Micho Radovnikovich, Lead Algorithm Developer at Dataspeed, recently had a article published in Autonomous Vehicle International Magazine. “Tech on Show” discusses how Dataspeed engineers utilize LIDAR and RTK GPS technology for path planning and object avoidance at driverless vehicle industry and public events. You can read the article below or in the AVI September 2019 Issue.


Dataspeed Inc., based in Rochester Hills, Michigan is a leading company in the development of autonomous test vehicles. The company offers a line of products that augment existing production vehicles with drive-by-wire systems, and the company outfits the vehicles with custom sensor setups for customers as a service. To demonstrate the capability of their products and services, Dataspeed developed a simple autonomy software stack that builds upon their drive-by-wire system and sensor integration setups.

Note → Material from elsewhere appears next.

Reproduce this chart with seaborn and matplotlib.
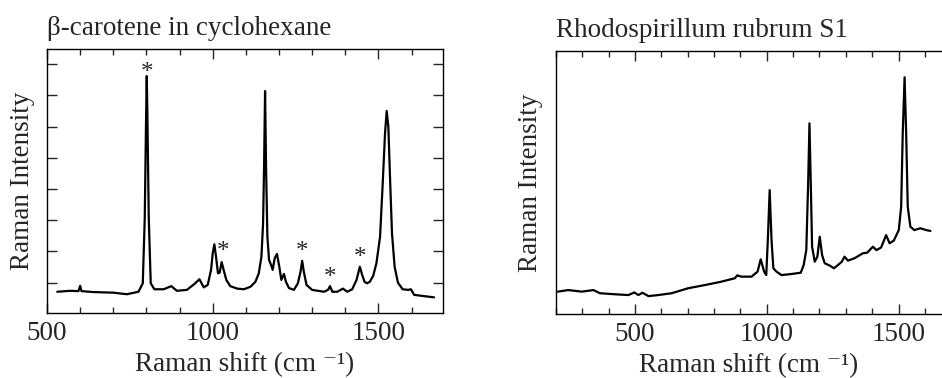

This software stack is deployed into an autonomy demo that Dataspeed takes to technical conferences, potential customer locations, and public outreach events. Over 2,000 people have experienced the Dataspeed autonomy demo in 2019 so far, including industry professionals as well as the general public getting their first exposure to self-driving car technology.

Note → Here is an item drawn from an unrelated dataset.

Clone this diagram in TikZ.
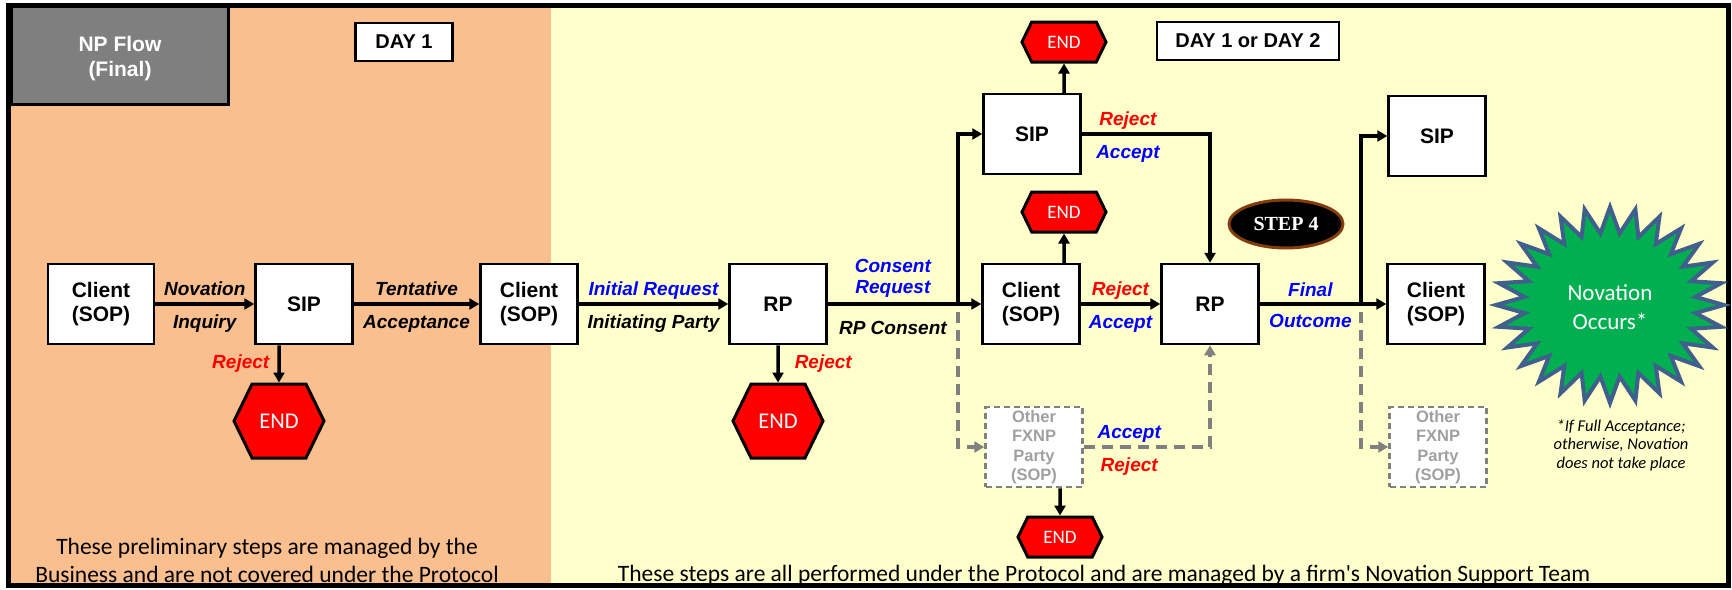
\documentclass[tikz,border=0pt]{standalone}
\usepackage{fontspec}
\setmainfont{Liberation Sans}
\newfontfamily\califont{Carlito}
\newfontfamily\stepfont{Liberation Serif}
\usepackage{tikz}
\usetikzlibrary{arrows.meta,shapes.symbols,shapes.geometric,calc}

\definecolor{tanbg}{RGB}{250,191,143}
\definecolor{lemonbg}{RGB}{255,255,204}
\definecolor{npgray}{RGB}{127,127,127}
\definecolor{endred}{RGB}{255,0,0}
\definecolor{lblblue}{RGB}{0,0,255}
\definecolor{lblred}{RGB}{255,0,0}
\definecolor{dashgray}{RGB}{128,128,128}
\definecolor{othgray}{RGB}{160,160,160}
\definecolor{burstgreen}{RGB}{0,176,80}
\definecolor{burstblue}{RGB}{65,95,140}
\definecolor{stepbrown}{RGB}{132,60,12}

\tikzset{
  box/.style={draw, line width=2.5pt, fill=white, minimum width=97pt, minimum height=80pt,
    inner sep=0pt, align=center, font=\fontsize{21}{24}\selectfont\bfseries},
  otherbox/.style={box, draw=dashgray, dash pattern=on 6pt off 4pt, text=othgray,
    font=\fontsize{16.5}{19.5}\selectfont\bfseries},
  daybox/.style={draw, line width=2.5pt, fill=white, inner sep=0pt, minimum height=38pt,
    font=\fontsize{20}{22}\selectfont\bfseries},
  endsign/.style={signal, signal to=east and west, signal pointer angle=128, draw, line width=3pt,
    fill=endred, text=white, inner sep=0pt, minimum width=84pt, minimum height=40pt,
    font=\califont\fontsize{19}{20}\selectfont},
  bigend/.style={endsign, minimum width=90pt, minimum height=74pt,
    font=\califont\fontsize{22.5}{24}\selectfont},
  arr/.style={line width=3.5pt, -{Triangle[length=10pt,width=11pt]}},
  darr/.style={line width=3.5pt, draw=dashgray, dash pattern=on 11pt off 7pt,
    -{Triangle[length=10pt,width=11pt]}},
  lblfont/.style={inner sep=0pt, font=\fontsize{19}{21}\selectfont\bfseries\itshape},
  lbl/.style={lblfont, text height=14pt, text depth=4pt},
  lblup/.style={lbl, above=3pt},
  lbldn/.style={lbl, below=9pt},
  burst/.style={draw=burstblue, line width=4pt, line join=miter, fill=burstgreen},
}

\begin{document}
\begin{tikzpicture}[x=1pt,y=-1pt]
\useasboundingbox (0,0) rectangle (1732,589);
\fill[tanbg] (8,5) rectangle (551,585);
\fill[lemonbg] (551,5) rectangle (1728,585);
\draw[line width=5pt] (8,5) rectangle (1728,585);

\node[draw, line width=3pt, fill=npgray, minimum width=217pt, minimum height=98pt] (npflow) at (120,55) {};
\node[text=white, align=center, font=\fontsize{21}{25}\selectfont\bfseries] (nptext) at ([yshift=-4pt]npflow) {NP Flow\\(Final)};
\node[daybox, minimum width=97pt] (day1) at (404,42) {DAY 1};
\node[daybox, minimum width=182pt] (day2) at (1248,41) {DAY 1 or DAY 2};

\node[box, minimum width=106pt] (cl1) at (101,304) {Client\\(SOP)};
\node[box] (sip1) at (304,304) {SIP};
\node[box] (cl2) at (529,304) {Client\\(SOP)};
\node[box] (rp1) at (778,304) {RP};
\node[box] (cl3) at (1031,304) {Client\\(SOP)};
\node[box] (rp2) at (1210,304) {RP};
\node[box] (cl4) at (1436,304) {Client\\(SOP)};
\node[box] (sip2) at (1032,134) {SIP};
\node[box] (sip3) at (1437,136) {SIP};
\node[otherbox] (oth1) at (1034,447) {Other\\FXNP\\Party\\(SOP)};
\node[otherbox] (oth2) at (1438,447) {Other\\FXNP\\Party\\(SOP)};

\node[bigend] (end1) at (279,421) {END};
\node[bigend] (end2) at (778,421) {END};
\node[endsign] (endt) at (1064,42) {END};
\node[endsign] (endm) at (1064,212) {END};
\node[endsign] (endb) at (1060,537) {END};

\node[ellipse, draw=stepbrown, line width=3pt, fill=black, text=white, minimum width=114pt,
  minimum height=48pt, inner sep=0pt, font=\stepfont\fontsize{20}{22}\selectfont\bfseries] (step4) at (1286,224) {STEP 4};

\draw[burst, shift={(1610,305)}] plot[samples=57, domain=0:56, variable=\t]
  ({(114-28*mod(round(\t),2))*cos(\t*45/7)}, {(98-26*mod(round(\t),2))*sin(\t*45/7)}) -- cycle;
\node[text=white, align=center, font=\califont\fontsize{23}{29}\selectfont] (burst) at (1610,307) {Novation\\Occurs*};
\node[align=center, font=\califont\itshape\fontsize{16.5}{18.5}\selectfont] (note) at (1621,445)
  {*If Full Acceptance;\\otherwise, Novation\\does not take place};

\node[align=center, font=\califont\fontsize{23.5}{28}\selectfont] (leftnote) at (267,560)
  {These preliminary steps are managed by the\\Business and are not covered under the Protocol};
\node[font=\califont\fontsize{23.5}{28}\selectfont] (rightnote) at (1104,575)
  {These steps are all performed under the Protocol and are managed by a firm's Novation Support Team};

\coordinate (br1) at (958,304);
\coordinate (br2) at (1361,304);

\draw[arr] (cl1) -- node[lblup]{Novation} node[lbldn]{Inquiry} (sip1);
\draw[arr] (sip1) -- node[lblup]{Tentative} node[lbldn]{Acceptance} (cl2);
\draw[arr] (cl2) -- node[lblup, text=lblblue]{Initial Request} node[lbldn]{Initiating Party} (rp1);
\draw[arr] (sip1.south -| end1) -- node[lbl, left=8pt, text=lblred]{Reject} (end1);
\draw[arr] (rp1) -- node[lbl, right=15pt, text=lblred]{Reject} (end2);
\draw[arr] (rp1) -- (cl3);
\path (rp1.east) -- node[lblfont, above=6pt, align=center, text=lblblue]{Consent\\Request}
  node[lbldn, below=7pt]{RP Consent} (br1);
\draw[arr] (br1) |- (sip2);
\draw[darr] ([yshift=-8pt]br1) |- (oth1);
\draw[arr] (sip2.north -| endt) -- (endt);
\draw[arr] (cl3.north -| endm) -- (endm);
\draw[arr] (oth1.south -| endb) -- (endb);
\draw[arr] (sip2) -| node[pos=0.18, lblup, text=lblred]{Reject} node[pos=0.18, lbldn, text=lblblue]{Accept} (rp2);
\draw[arr] (cl3) -- node[lblup, text=lblred]{Reject} node[lbldn, text=lblblue]{Accept} (rp2);
\draw[darr] (oth1) -| node[pos=0.18, lblup, text=lblblue]{Accept} node[pos=0.18, lbldn, text=lblred]{Reject} (rp2);
\draw[arr] (rp2) -- (cl4);
\path (rp2.east) -- node[lblup, text=lblblue]{Final} node[lbldn, text=lblblue]{Outcome} (br2);
\draw[arr] (br2) |- (sip3);
\draw[darr] ([yshift=-8pt]br2) |- (oth2);
\end{tikzpicture}
\end{document}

Lincoln MKZ autonomous vehicle dataspeed

During the demo ride, a Dataspeed engineer acting as a safety driver sits in the driver’s seat and explains what is happening and points out key features of the technology while the car drives itself along a pre-programmed route. At the same time, another Dataspeed employee manually drives a small electric vehicle that is used as a traffic vehicle. At certain points along the route, the demo car encounters this traffic vehicle as it drives across the route or as it is stopped and obstructing the route. In these scenarios, the demo car automatically detects the traffic vehicle and applies an appropriate amount of braking force to avoid colliding with it.

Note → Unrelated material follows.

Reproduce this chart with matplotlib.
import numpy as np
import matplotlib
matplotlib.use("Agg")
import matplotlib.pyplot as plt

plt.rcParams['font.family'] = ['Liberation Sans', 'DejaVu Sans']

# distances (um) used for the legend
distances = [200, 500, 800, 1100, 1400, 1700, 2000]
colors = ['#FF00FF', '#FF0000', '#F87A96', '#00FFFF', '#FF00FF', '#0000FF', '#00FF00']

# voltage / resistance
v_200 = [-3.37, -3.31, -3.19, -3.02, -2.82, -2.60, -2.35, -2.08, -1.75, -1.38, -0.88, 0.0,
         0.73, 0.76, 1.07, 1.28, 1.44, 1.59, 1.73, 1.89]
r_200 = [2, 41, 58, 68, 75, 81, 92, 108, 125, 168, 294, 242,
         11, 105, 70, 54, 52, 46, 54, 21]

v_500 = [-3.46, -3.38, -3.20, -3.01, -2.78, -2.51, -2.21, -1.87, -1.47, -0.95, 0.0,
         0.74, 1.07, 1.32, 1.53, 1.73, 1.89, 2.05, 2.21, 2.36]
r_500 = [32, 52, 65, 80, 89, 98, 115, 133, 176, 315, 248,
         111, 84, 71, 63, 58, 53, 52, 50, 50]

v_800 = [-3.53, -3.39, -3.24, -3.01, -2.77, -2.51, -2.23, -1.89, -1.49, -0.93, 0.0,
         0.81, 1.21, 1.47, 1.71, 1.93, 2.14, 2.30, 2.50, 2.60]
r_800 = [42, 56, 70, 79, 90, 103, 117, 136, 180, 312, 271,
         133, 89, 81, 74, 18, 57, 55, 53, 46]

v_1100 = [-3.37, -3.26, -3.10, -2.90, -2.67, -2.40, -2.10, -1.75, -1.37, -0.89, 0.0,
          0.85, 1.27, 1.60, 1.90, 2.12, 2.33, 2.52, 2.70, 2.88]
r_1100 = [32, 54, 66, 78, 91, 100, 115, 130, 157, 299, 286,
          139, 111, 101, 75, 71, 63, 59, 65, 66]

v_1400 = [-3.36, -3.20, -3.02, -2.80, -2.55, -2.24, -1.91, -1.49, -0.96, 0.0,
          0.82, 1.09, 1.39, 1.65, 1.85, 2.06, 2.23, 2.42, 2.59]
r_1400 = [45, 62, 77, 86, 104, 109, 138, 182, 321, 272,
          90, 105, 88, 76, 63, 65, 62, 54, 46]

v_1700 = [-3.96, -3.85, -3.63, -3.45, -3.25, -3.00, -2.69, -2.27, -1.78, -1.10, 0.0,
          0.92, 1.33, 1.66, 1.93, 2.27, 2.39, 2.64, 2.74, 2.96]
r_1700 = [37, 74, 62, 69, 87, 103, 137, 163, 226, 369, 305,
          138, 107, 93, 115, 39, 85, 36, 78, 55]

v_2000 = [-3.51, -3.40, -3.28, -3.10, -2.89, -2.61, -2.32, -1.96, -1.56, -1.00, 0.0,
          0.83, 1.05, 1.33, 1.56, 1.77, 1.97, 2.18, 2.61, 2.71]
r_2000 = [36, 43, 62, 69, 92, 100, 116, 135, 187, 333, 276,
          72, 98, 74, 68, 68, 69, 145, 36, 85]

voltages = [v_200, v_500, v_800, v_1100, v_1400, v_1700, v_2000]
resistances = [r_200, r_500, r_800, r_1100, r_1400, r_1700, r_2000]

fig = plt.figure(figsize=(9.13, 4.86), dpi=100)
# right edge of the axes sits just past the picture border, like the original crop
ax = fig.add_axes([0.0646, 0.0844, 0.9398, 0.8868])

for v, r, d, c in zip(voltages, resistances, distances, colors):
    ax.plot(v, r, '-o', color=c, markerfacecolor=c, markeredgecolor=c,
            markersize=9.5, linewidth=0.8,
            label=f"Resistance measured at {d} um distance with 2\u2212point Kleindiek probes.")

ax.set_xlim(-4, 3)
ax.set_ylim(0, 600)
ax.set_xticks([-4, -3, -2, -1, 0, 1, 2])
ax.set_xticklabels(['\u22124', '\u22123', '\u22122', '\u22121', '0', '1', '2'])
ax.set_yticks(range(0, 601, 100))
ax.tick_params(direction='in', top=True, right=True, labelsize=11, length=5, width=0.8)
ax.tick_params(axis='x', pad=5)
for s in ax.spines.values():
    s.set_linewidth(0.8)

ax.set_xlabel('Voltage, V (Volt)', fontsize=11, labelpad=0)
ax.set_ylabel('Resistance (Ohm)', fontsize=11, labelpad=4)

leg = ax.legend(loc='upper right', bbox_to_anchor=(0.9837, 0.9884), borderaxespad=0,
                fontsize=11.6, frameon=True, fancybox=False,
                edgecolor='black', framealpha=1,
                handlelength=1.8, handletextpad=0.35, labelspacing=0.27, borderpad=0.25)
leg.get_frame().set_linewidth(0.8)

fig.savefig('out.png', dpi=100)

In addition to the fully automated route following and collision avoidance part of the demo ride, the participants also get a chance to steer the car manually using a video game racing wheel from the back seat. During these teleoperation segments of the ride, the safety driver disables the autonomy system and controls the brake and throttle manually while the demo participant controls the steering with the game controller. The safety driver then re-engages the autonomy system, which immediately resumes control from wherever the demo car happens to be along its route. The purpose of the teleoperation portion of the demo is to provide a more engaging experience for the demo participants.

In order to follow the pre-recorded route accurately and repeatably, the demo car requires a robust localization estimate.  When operating in an indoor venue or an outdoor venue with many static objects, Dataspeed uses LIDAR mapping techniques to provide this localization estimate. In outdoor venues with plenty of open sky, a real-time kinematic (RTK) GPS system is used instead. Both localization methodologies are accurate to within 5cm, which satisfies the requirements for the route following system.

A forward-facing LIDAR sensor is used to detect and avoid colliding with the traffic vehicle. The raw point cloud from the sensor is first segmented to separate objects from the ground. The positions of any objects detected in the point cloud are then analyzed to determine if the intended route of the demo car is obstructed. If there is an obstruction, the distance to the obstruction is measured, and the system computes an appropriate amount of deceleration that is required to stop in time.  After the traffic vehicle leaves the route, either by driving past in front of the demo vehicle or by moving out of the way after the demo vehicle has come to a complete stop, the demo system resumes normal route following operation.

Currently, the systems behind Dataspeed’s autonomy demo are not designed to operate on public roads. Going forward though, Dataspeed is in the process of further developing their autonomy capability and plans on offering limited autonomous functionality as part of its engineering services to further support their customers’ development efforts.